Belfast has over the years been home to a vast array of great writers, both native and expatriate, from past icons of literary culture like CS Lewis and Louis MacNeice, to more contemporary poets like Seamus Heaney and Paul Muldoon, all of whom have been recognised internationally for their literary achievements.
The city now hosts a thriving literature scene, with literary events, readings and festivals taking place regularly.
A project coordinated and hosted by Stephen Connolly and Manuela Moser, both students of the Heaney Centre, the Lifeboat readings have become a fixture of the Belfast poetry scene. As well as their regular readings, they publish pamphlets and recently collaborated with The Tangerine to publish the anthology, Happy Browsing, to mark the closure of Bookfinders Bookshop and Café.
No Alibis Bookstore
Since 1997 No Alibis has been a welcoming and inspiring place to buy great books. They host Noireland, an annual international crime writing festival, and through regular literary gigs and concerts, the shop has hosted local greats and international bestsellers. No Alibis Press is their latest project, publishing extraordinary novels including December Stories by Ian Sansom.

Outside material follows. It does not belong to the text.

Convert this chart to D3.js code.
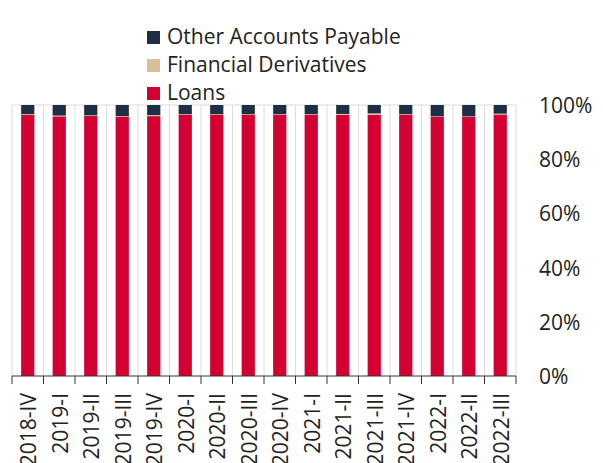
<!DOCTYPE html>
<html>
<head>
<meta charset="utf-8">
<script src="https://cdn.jsdelivr.net/npm/d3@7"></script>
<style>
  body { margin: 0; background: #fff; }
  svg { font-family: "Open Sans", "Noto Sans", sans-serif; }
</style>
</head>
<body>
<svg id="chart" width="603" height="463"></svg>
<script>
const quarters = ['2018-IV', '2019-I', '2019-II', '2019-III', '2019-IV', '2020-I', '2020-II', '2020-III',
    '2020-IV', '2021-I', '2021-II', '2021-III', '2021-IV', '2022-I', '2022-II', '2022-III'];
const otherPayable = [3.4, 3.9, 3.8, 4.1, 3.7, 3.4, 3.4, 3.4, 3.4, 3.4, 3.3, 3.1, 3.4, 4.2, 4.2, 3.2];
const derivatives = [0.3, 0.3, 0.2, 0.2, 0.4, 0.2, 0.2, 0.2, 0.2, 0.2, 0.3, 0.5, 0.2, 0.2, 0.2, 0.3];
const loans = otherPayable.map((d, i) => 100 - d - derivatives[i]);
const yTicks = [0, 20, 40, 60, 80, 100];

const series = [
    { name: 'Loans', values: loans, color: '#d50032' },
    { name: 'Financial Derivatives', values: derivatives, color: '#d7bf9a' },
    { name: 'Other Accounts Payable', values: otherPayable, color: '#1c2f45' }
];

const svg = d3.select('#chart');
const x = d3.scaleBand().domain(quarters).range([12, 516]).paddingInner(0).paddingOuter(0);
const y = d3.scaleLinear().domain([0, 100]).range([376, 105]);

// vertical grid at category boundaries
svg.append('g')
    .selectAll('line')
    .data(d3.range(quarters.length + 1))
    .enter().append('line')
    .attr('x1', (i) => 12 + i * x.step())
    .attr('x2', (i) => 12 + i * x.step())
    .attr('y1', y(100))
    .attr('y2', y(0))
    .attr('stroke', '#dcdcdc')
    .attr('stroke-width', 1);

svg.append('line')
    .attr('x1', 12).attr('x2', 516)
    .attr('y1', y(100)).attr('y2', y(100))
    .attr('stroke', '#dcdcdc');

// stacked bars
const barW = x.bandwidth() * 0.42;
const stacked = quarters.map((q, i) => {
    let base = 0;
    return series.map((s) => {
        const seg = { q: q, y0: base, y1: base + s.values[i], color: s.color };
        base += s.values[i];
        return seg;
    });
});

svg.append('g')
    .selectAll('g')
    .data(stacked)
    .enter().append('g')
    .selectAll('rect')
    .data((d) => d)
    .enter().append('rect')
    .attr('x', (d) => x(d.q) + (x.bandwidth() - barW) / 2)
    .attr('width', barW)
    .attr('y', (d) => y(d.y1))
    .attr('height', (d) => y(d.y0) - y(d.y1))
    .attr('fill', (d) => d.color);

// x axis
const xAxis = svg.append('g')
    .attr('transform', 'translate(0,376)');
xAxis.append('line')
    .attr('x1', 12).attr('x2', 516)
    .attr('stroke', '#333');
xAxis.selectAll('line.tick')
    .data(d3.range(quarters.length + 1))
    .enter().append('line')
    .attr('class', 'tick')
    .attr('x1', (i) => 12 + i * x.step())
    .attr('x2', (i) => 12 + i * x.step())
    .attr('y1', 0).attr('y2', 8)
    .attr('stroke', '#333');
xAxis.selectAll('text')
    .data(quarters)
    .enter().append('text')
    .attr('transform', (d) => 'translate(' + (x(d) + x.bandwidth() / 2 + 8.5) + ',17) rotate(-90)')
    .attr('text-anchor', 'end')
    .style('font-size', '21px')
    .attr('fill', '#222')
    .text((d) => d);

// y axis labels on right
svg.append('g')
    .selectAll('text')
    .data(yTicks)
    .enter().append('text')
    .attr('x', 539)
    .attr('y', (d) => y(d) + 8)
    .style('font-size', '21px')
    .attr('fill', '#222')
    .text((d) => d + '%');

// legend
const legend = svg.append('g')
    .selectAll('g')
    .data(series.slice().reverse())
    .enter().append('g')
    .attr('transform', (d, i) => 'translate(147,' + (37.5 + i * 28) + ')');
legend.append('rect')
    .attr('y', -6.5)
    .attr('width', 13).attr('height', 13)
    .attr('fill', (d) => d.color);
legend.append('text')
    .attr('x', 20)
    .attr('y', 6)
    .style('font-size', '21px')
    .attr('fill', '#222')
    .text((d) => d.name);
</script>
</body>
</html>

The Crescent Arts Centre and The Belfast Book Festival
The Belfast Book Festival is Northern Ireland’s leading literary festival, and the Crescent Arts Centre’s core literary programme. The Crescent is also the home of The SHC Presents.. event series.
The Tangerine is a Belfast-based magazine of new writing, published three times a year and covering culture and politics. When the speaker in Louis MacNeice’s poem Snow peels and portions a tangerine, they are struck by ‘the drunkenness of things being various’. The Tangerine is also concerned with ‘things being various’, and seeks to provide a space for a plurality of voices: for new creative work, thoughtful discussion, and critical engagement with culture and politics in Belfast and beyond.
Irish Pages: A Journal of Contemporary Writing
Irish Pages is a biannual journal edited in Belfast and publishing poetry, short fiction, essays, creative non-fiction, essay reviews, nature-writing, memoir, translated work, and literary journalism, from Ireland and overseas.